Canaccord Genuity analyst Dvai Ghose said he expected Rogers to have 90,000 net new customers, adding that the company's overall results in the wireless division were disappointing. But he anticipates better from Bell and Telus, which will report their financial results in early November.
"We expect 100,000-plus postpaid net additions from Bell and Telus, reflecting Rogers continued market share issues," Ghose said in a research note.
Revenue in Rogers' cable division, which includes Internet and TV services, was up four per cent to $873 million. Rogers said its Internet service represents more than a third of the division's revenue.
But Rogers did lose 39,000 net basic cable subscribers, down 5.5 per cent year-over-year.
Mohamed said aggressive pricing from Bell's Internet protocol TV service and "some ongoing cord cutting" contributed to the loss of TV subscribers.

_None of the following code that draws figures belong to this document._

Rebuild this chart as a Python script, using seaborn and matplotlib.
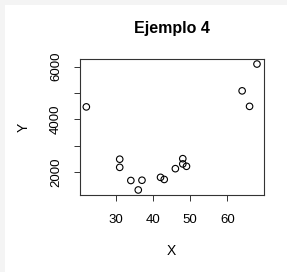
import matplotlib

matplotlib.use("Agg")
import matplotlib.pyplot as plt
import seaborn as sns
from matplotlib.patches import Rectangle

x_vals = [22, 31, 31, 34, 36, 37, 42, 43, 46, 48, 48, 49, 64, 66, 68]
y_vals = [4470, 2480, 2170, 1670, 1310, 1680, 1790, 1710, 2120, 2500, 2300, 2210, 5080, 4490, 6100]
x_ticks = [30, 40, 50, 60]
y_ticks = [2000, 3000, 4000, 5000, 6000]
y_labels = ["2000", "", "4000", "", "6000"]

sns.set_theme(style="white")
plt.rcParams["font.family"] = ["Liberation Sans", "DejaVu Sans"]
plt.rcParams["text.color"] = "black"
plt.rcParams["axes.labelcolor"] = "black"
plt.rcParams["xtick.color"] = "black"
plt.rcParams["ytick.color"] = "black"

fig = plt.figure(figsize=(2.87, 2.72), dpi=100)
fig.patch.set_facecolor("white")
# light grey strip at top/left like the source screenshot
fig.patches.append(Rectangle((0, 0), 5 / 287, 1, transform=fig.transFigure,
                             facecolor="#f4f4f4", edgecolor="none", zorder=0))
fig.patches.append(Rectangle((0, 1 - 5 / 272), 1, 5 / 272, transform=fig.transFigure,
                             facecolor="#f4f4f4", edgecolor="none", zorder=0))

ax = fig.add_axes([79.5 / 287, 1 - 195 / 272, (263.8 - 79.5) / 287, (195 - 59) / 272])
sns.scatterplot(x=x_vals, y=y_vals, ax=ax, marker="o", s=22,
                facecolor="none", edgecolor="black", linewidth=0.8)

# R-style 4% padding
xr = max(x_vals) - min(x_vals)
yr = max(y_vals) - min(y_vals)
ax.set_xlim(min(x_vals) - 0.04 * xr, max(x_vals) + 0.04 * xr)
ax.set_ylim(min(y_vals) - 0.04 * yr, max(y_vals) + 0.04 * yr)

ax.set_xticks(x_ticks)
ax.set_xticklabels([str(t) for t in x_ticks], fontsize=9.5)
ax.set_yticks(y_ticks)
ax.set_yticklabels(y_labels, fontsize=9.5, rotation=90, va="center")
ax.tick_params(axis="both", direction="out", length=4.5, width=0.7, color="#333333",
               bottom=True, left=True)
ax.tick_params(axis="x", pad=9)
ax.tick_params(axis="y", pad=8)

for s in ax.spines.values():
    s.set_color("#333333")
    s.set_linewidth(0.8)

ax.set_title("Ejemplo 4", fontsize=11.5, fontweight="bold", pad=19)
ax.set_xlabel("X", fontsize=10, labelpad=13)
ax.set_ylabel("Y", fontsize=10, labelpad=14)

fig.savefig("out.png", dpi=100)
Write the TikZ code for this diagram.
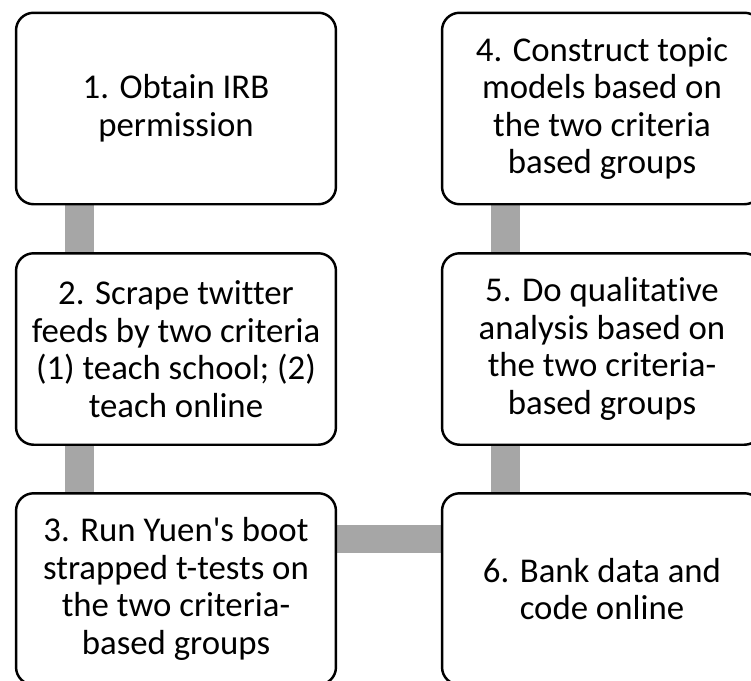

Canadian telecoms have been a key target this year of the federal government's "consumer-first" agenda that has pushed for reducing the length of cellphone contracts to two years, more foreign competition in the industry, lower roaming rates and more choice in the selection of TV channels.
Netflix, the internet video subscription service, has also offered a challenge to telecoms. But Mohamed said he doesn't consider Netflix a threat because it's no different than Rogers offering channels from its competitors.
He also said Netflix could eventually be offered by Rogers if certain technical issues could be resolved. Netflix is said to already be in talks to add its service to the set-top boxes of U.S. cable-television operators.
"We've got to work through the set-top box issues, but the direction is clear and that's to give customers choice," Mohamed said later in a media call.
In its financial results, Rogers (TSX:RCI.B) said it earned 97 cents per share on a diluted basis, up from 96 cents or $495 million in the third quarter of 2012.
Analysts had projected Rogers would have 96 cents per share of adjusted earnings, according to Thomson Reuters estimates.
The telecom and media company's operating revenue grew two per cent to $3.22 billion from $3.18 billion in the third quarter of 2012.
Rogers' overall revenue was slightly below estimates as its wireless sector experienced a two per cent decline from last year, dropping to $1.85 billion from $1.89 billion.
The company has Canada's largest base of wireless subscribers with almost 10 million customers, operating the Rogers, Fido and Chatr brands.
Net income under standard accounting was $464 million, or 90 cents per share, essentially flat from a year earlier when it was $466 million, or 90 cents per share.
Shares in Rogers were down 3.1 per cent, or $1.48, to $45.60 in afternoon trading on the Toronto Stock Exchange.